Gen. Dallaire attempted to implement the Arusha Peace Accords in 1993 and early 1994, aimed at ending a stalled civil war and bringing a multiracial democracy to power in Rwanda. Progress was predictably slow, undermined by Hutu nationalists and intervention from abroad. But when Hutu President Habyarimana’s plane was shot down, killing him and variety of other local leaders, the peace talks broke down completely. Hutu extremists (who are suspected to have killed Habyarimana for being too moderate) seized the opportunity to slaughter their Tutsi opponents and those perceived as too soft on Tutsis. Gen. Dallaire’s UN force was mostly cobbled together from Third World forces and generally underfunded or unused to peacekeeping operations. They were thus unable to stop the Hutu militias. Equally useless was the international community, which offered paltry humanitarian aid, sometimes allied with the genocidaires, and generally prevented Dallaire from mounting a competent defense of innocent civilians.

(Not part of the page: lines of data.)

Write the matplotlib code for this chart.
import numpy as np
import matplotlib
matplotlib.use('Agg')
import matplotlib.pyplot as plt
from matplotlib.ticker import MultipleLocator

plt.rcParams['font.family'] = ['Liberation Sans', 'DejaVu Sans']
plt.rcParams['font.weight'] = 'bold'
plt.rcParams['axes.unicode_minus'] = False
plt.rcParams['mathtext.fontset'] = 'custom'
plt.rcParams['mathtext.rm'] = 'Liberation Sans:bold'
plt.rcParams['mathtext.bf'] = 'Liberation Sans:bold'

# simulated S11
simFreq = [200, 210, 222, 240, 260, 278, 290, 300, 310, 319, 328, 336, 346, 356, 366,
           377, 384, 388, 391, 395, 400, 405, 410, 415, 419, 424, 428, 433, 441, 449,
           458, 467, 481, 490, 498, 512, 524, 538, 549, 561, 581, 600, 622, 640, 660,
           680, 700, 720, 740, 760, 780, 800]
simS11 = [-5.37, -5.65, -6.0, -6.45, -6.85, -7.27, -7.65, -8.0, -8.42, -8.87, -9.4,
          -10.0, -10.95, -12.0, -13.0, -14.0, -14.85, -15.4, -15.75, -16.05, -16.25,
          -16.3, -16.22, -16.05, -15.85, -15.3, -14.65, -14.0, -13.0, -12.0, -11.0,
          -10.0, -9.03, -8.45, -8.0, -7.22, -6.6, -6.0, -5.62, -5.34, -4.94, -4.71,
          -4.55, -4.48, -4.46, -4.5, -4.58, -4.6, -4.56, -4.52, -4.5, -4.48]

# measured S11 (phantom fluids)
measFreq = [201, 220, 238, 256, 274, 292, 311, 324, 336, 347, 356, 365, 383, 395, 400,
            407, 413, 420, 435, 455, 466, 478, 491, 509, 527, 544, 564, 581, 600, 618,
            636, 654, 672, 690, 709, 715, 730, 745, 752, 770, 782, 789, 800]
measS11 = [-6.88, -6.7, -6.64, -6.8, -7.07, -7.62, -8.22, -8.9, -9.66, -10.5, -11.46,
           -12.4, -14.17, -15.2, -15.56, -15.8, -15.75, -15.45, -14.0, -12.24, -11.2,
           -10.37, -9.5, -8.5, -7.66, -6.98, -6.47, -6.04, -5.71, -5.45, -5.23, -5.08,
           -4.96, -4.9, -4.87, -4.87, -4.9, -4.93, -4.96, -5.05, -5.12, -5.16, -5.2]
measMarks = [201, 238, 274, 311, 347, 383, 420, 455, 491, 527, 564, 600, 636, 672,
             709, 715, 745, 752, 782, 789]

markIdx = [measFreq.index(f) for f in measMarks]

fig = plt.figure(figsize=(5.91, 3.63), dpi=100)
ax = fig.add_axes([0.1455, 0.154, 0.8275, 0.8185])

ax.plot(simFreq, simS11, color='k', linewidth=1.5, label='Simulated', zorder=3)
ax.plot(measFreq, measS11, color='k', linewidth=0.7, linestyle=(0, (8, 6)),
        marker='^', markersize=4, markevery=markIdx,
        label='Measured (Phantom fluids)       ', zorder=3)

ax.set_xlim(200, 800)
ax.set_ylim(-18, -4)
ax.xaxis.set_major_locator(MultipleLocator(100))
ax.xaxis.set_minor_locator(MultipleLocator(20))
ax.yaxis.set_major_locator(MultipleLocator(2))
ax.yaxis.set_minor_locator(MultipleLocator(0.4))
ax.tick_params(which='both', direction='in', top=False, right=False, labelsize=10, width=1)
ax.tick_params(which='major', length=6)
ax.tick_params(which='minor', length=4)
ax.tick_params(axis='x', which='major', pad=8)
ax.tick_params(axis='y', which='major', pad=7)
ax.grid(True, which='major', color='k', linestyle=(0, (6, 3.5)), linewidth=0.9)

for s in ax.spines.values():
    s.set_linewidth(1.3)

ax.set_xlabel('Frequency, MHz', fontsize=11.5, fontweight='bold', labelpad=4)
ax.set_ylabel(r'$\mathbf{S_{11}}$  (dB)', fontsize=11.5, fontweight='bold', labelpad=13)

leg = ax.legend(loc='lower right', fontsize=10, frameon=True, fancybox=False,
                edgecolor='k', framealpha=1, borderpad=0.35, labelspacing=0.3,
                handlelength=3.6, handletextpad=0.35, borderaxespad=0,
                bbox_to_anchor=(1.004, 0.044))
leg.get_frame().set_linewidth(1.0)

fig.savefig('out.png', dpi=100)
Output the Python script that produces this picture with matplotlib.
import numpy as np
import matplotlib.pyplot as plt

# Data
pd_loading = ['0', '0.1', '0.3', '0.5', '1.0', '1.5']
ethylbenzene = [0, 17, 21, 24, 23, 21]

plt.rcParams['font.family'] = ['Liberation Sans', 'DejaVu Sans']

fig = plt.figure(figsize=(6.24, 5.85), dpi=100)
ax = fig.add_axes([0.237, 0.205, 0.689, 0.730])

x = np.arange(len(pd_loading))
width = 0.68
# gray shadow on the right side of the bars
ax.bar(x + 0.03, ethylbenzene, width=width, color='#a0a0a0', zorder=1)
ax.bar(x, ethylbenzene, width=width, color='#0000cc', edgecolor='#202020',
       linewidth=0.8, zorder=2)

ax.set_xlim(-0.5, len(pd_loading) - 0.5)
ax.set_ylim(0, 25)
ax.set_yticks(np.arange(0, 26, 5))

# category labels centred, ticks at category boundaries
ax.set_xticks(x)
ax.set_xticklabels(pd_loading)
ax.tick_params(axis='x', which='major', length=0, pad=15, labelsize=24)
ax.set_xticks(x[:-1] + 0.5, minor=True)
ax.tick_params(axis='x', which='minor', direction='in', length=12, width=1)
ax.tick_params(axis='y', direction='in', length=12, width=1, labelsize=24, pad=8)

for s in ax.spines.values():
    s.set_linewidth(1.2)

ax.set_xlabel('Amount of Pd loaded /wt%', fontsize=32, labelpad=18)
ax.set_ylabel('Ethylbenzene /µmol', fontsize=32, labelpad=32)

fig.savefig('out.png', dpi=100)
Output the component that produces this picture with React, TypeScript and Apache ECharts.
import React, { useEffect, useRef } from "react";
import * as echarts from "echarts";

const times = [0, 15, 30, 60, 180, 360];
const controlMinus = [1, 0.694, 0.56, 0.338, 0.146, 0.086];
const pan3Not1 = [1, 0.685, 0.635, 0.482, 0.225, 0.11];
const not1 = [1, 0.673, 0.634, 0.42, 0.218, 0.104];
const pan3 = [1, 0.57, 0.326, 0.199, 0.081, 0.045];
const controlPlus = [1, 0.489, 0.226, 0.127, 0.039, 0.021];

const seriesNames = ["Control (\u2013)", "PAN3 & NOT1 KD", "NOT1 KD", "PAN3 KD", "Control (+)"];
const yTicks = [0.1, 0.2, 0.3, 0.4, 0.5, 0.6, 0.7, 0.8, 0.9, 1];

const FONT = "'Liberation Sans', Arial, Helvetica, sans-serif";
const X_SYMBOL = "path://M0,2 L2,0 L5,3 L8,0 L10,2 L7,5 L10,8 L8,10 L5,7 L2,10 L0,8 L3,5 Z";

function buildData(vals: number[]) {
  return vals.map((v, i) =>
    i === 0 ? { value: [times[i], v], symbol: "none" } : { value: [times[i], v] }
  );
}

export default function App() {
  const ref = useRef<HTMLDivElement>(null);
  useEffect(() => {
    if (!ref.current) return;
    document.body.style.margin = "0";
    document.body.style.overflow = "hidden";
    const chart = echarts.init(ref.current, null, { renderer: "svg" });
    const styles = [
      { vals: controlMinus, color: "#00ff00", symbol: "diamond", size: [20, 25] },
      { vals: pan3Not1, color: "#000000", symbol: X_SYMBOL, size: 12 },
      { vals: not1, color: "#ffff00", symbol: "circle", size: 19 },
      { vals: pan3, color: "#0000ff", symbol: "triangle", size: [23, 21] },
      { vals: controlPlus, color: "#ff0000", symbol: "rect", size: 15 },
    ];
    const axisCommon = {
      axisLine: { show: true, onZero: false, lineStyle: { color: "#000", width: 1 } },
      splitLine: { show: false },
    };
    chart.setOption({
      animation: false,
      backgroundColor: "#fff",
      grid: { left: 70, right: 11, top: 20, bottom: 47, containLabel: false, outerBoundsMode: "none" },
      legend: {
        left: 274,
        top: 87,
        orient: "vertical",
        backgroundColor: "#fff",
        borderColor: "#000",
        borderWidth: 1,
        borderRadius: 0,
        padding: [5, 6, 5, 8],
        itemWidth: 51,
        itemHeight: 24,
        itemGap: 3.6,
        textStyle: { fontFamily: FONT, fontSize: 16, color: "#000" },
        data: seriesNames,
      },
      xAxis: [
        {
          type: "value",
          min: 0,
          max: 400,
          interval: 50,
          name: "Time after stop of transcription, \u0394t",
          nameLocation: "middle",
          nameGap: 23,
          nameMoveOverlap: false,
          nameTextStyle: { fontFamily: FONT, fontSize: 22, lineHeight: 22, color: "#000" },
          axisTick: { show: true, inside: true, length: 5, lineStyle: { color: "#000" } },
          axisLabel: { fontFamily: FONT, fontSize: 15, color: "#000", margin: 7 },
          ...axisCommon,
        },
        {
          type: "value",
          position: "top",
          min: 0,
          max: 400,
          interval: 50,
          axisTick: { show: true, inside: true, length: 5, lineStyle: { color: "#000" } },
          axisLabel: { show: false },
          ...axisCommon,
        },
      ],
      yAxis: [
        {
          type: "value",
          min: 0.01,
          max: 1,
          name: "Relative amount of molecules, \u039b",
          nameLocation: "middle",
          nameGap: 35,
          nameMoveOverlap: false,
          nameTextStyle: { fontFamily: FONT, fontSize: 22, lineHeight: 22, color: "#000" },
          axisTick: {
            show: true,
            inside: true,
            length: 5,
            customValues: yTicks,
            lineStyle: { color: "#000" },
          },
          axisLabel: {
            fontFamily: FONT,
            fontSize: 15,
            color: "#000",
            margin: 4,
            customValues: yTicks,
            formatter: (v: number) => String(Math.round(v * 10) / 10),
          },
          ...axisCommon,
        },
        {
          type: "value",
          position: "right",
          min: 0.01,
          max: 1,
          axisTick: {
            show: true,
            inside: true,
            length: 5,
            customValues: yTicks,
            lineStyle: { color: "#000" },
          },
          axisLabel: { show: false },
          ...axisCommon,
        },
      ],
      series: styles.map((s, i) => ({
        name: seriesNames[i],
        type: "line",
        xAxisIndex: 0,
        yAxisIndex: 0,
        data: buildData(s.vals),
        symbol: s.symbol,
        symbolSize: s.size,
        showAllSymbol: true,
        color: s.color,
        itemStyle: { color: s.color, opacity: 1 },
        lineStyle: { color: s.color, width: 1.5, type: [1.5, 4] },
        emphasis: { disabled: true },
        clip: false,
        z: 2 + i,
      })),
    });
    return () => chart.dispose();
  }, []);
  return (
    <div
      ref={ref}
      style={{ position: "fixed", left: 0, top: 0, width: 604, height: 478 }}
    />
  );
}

Why dwell on one of history’s worst massacres today? Because despite the international community’s tepid, post-Holocaust promise of “never again,” the racially charged massacrescontinue to pile up, even today. The Islamic State has committed what many are calling genocide with impunity within the caliphate’s bases of operation in Syria and Iraq. Meanwhile, Hutu-Tutsi violence has sprung up in Burundi against the backdrop of an authoritarian president’s attempts to stay in power.

What is the cause? Political scientist Kenneth Waltz once wrote of three explanations for war:  Problems within man, problems within the structure of various states, and problems within the international system of states. Of these three “images,” Waltz found the last most convincing, indicating that war’s cause is lack of a central authority in the international system. In this authority-less, or “anarchic” world, states must primarily protect their existence and interests. It was in no powerful state’s interest to help poverty-stricken and marginal Rwanda. When France finally did attempt a humanitarian intervention, the results were far from humanitarian: The French Operation Turquoise was aimed at protecting French nationals and securing the safety of France’s allies, the genocidal government.

Given that states will as a rule not intervene in cases of mass ethnic violence, preventing genocide in the current state of the world-system is impossible. However, one reform should be rather uncontroversial: States on the United Nations Security Council (and to a lesser extent, the General Assembly, which passes only nonbinding resolutions) should be barred from voting on issues pertaining to mass ethnic violence within their borders. Rwanda happened to have a seat on the Council during the genocide; This meant that its representative could lobby against intervention and generally obfuscate the situation. Gen. Dallaire remarked that because of the representative’s privileged position on the Council, the genocidaires had more information, logistics, and resources than he did, despite the fact that his force worked for the UN. Eliminating this privilege would help prevent genocidal regimes and groups from committing their atrocities without answering to the international community.

Samantha Power, now the United States’ Ambassador to the UN, once described genocide as the “problem from hell.” It is a testament to the apathy of the great powers and their international system that this hell continues unabated.

 

*Note:  It is possible that the Hutu and the Tutsis are not “ethnic groups,” per se, according to geneticists, but they are distinct cultural entities.